Retirement transforms financial structure. Labor income disappears. Adjustment capacity narrows. Time horizon becomes uncertain. Inflation compounds quietly. Healthcare volatility introduces unpredictable liabilities. Policy risk lingers in the background. Under these conditions, reliance on a single income stream—regardless of perceived stability—magnifies exposure to disruption.

The fragility is not necessarily immediate. It accumulates over duration. Early retirement stability often conceals long-term vulnerability. Sequence risk, inflation drift, counterparty solvency, tax shifts, and healthcare shocks rarely occur simultaneously, yet over multi-decade horizons at least one is likely to materialize. Without layered income architecture, a single stress event can impair sustainability permanently.

Resilience in retirement requires structural redundancy. Multiple income layers driven by different economic forces reduce synchronization risk. Liquidity buffers protect against timing compression. Partial annuitization can hedge longevity without eliminating flexibility. Dynamic withdrawal strategies preserve capital during downturns. Tax diversification moderates legislative exposure. Stress testing reveals hidden dependencies before they become irreversible.

The objective is not to eliminate risk. It is to avoid single-point failure. Stability does not come from assuming that one income source will remain reliable indefinitely. It comes from designing a system where no single failure determines outcome.

Retirement planning must shift from asset-centric thinking to income-architecture thinking. Cash flow durability, not portfolio volatility alone, defines long-term security.

FAQ — Retirement Income Concentration Risk

1. Why is relying on one income source in retirement dangerous?
Because retirement limits income replacement options. If the primary cash flow source weakens, recovery capacity is significantly reduced.

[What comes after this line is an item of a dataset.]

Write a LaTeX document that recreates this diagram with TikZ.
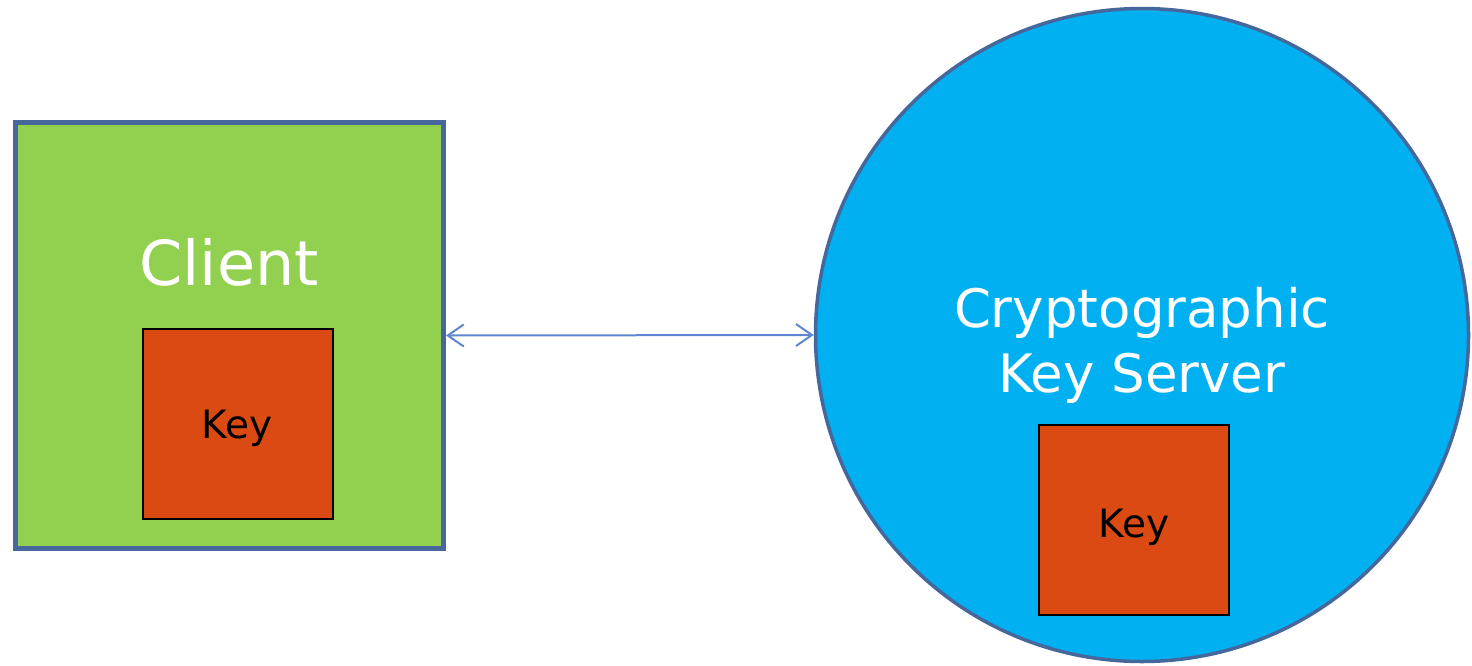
\documentclass[tikz,border=0pt]{standalone}
\usepackage{fontspec}
\setmainfont{DejaVu Sans}
\usetikzlibrary{arrows.meta,positioning}
\definecolor{ksGreen}{HTML}{92D050}
\definecolor{ksBlue} {HTML}{00B0F0}
\definecolor{ksEdge} {HTML}{46679C}
\definecolor{ksKey}  {HTML}{DB4A12}
\definecolor{ksLink} {HTML}{5F86D0}

\tikzset{
  keybox/.style={draw=black,fill=ksKey,line width=2pt,minimum size=190pt,
                 inner sep=0pt,font=\fontsize{39}{46}\selectfont},
  biglabel/.style={text=white,inner sep=0pt}
}

\begin{document}
\begin{tikzpicture}[x=1pt,y=-1pt]
  \useasboundingbox (0,0) rectangle (1472,665);

  % client side
  \node[draw=ksEdge,fill=ksGreen,line width=5pt,minimum width=428pt,
        minimum height=426pt,inner sep=0pt] (client) at (229.5,335.5) {};
  \node[biglabel,anchor=base,font=\fontsize{62}{74}\selectfont]
        (clientlbl) at (229,285) {Client};
  \node[keybox] (clientkey) at (238,424) {};
  \node[anchor=base,font=\fontsize{39}{46}\selectfont] (clientkeylbl)
        at (237,438) {Key};

  % key server
  \node[circle,draw=ksEdge,fill=ksBlue,line width=3.5pt,minimum size=653pt,
        inner sep=0pt] (server) at (1142,335) {};
  \node[biglabel,align=center,font=\fontsize{53}{65}\selectfont]
        (serverlbl) at (1142,345) {Cryptographic\\Key Server};
  \node[keybox] (serverkey) at (1134,520) {};
  \node[anchor=base,font=\fontsize{39}{46}\selectfont] (serverkeylbl)
        at (1134,537) {Key};

  % link between the two
  \draw[ksLink,line width=2pt,{Straight Barb[length=16pt,width=22pt]}-{Straight Barb[length=16pt,width=22pt]}]
        (client.east) -- (server.west);
\end{tikzpicture}
\end{document}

2. Isn’t Social Security or a pension stable enough on its own?
While generally stable, both are exposed to policy adjustments, inflation erosion, or institutional solvency risk over long time horizons.

3. How does sequence of returns risk increase concentration risk?
If withdrawals depend solely on portfolio performance, early market downturns can permanently impair capital, especially without alternative income streams.

4. Does rental income solve concentration risk?
Rental income diversifies cash flow drivers, but operational risks, vacancy cycles, and regulatory changes can still disrupt stability.

5. How much liquidity buffer is appropriate in retirement?
Typically one to three years of essential expenses can protect against forced selling during downturns, though excessive cash introduces inflation drag.

6. Can annuities reduce concentration risk?
Partial annuitization can hedge longevity and sequence risk, but overreliance shifts concentration to insurer solvency and contract rigidity.

7. Why is healthcare a major income risk factor?
Healthcare expenses can escalate unpredictably and are often insufficiently modeled, increasing withdrawal pressure from concentrated income sources.

8. Is asset diversification enough to prevent income concentration risk?
No. Even diversified assets may generate income from a single withdrawal strategy. Income diversification requires multiple cash flow channels.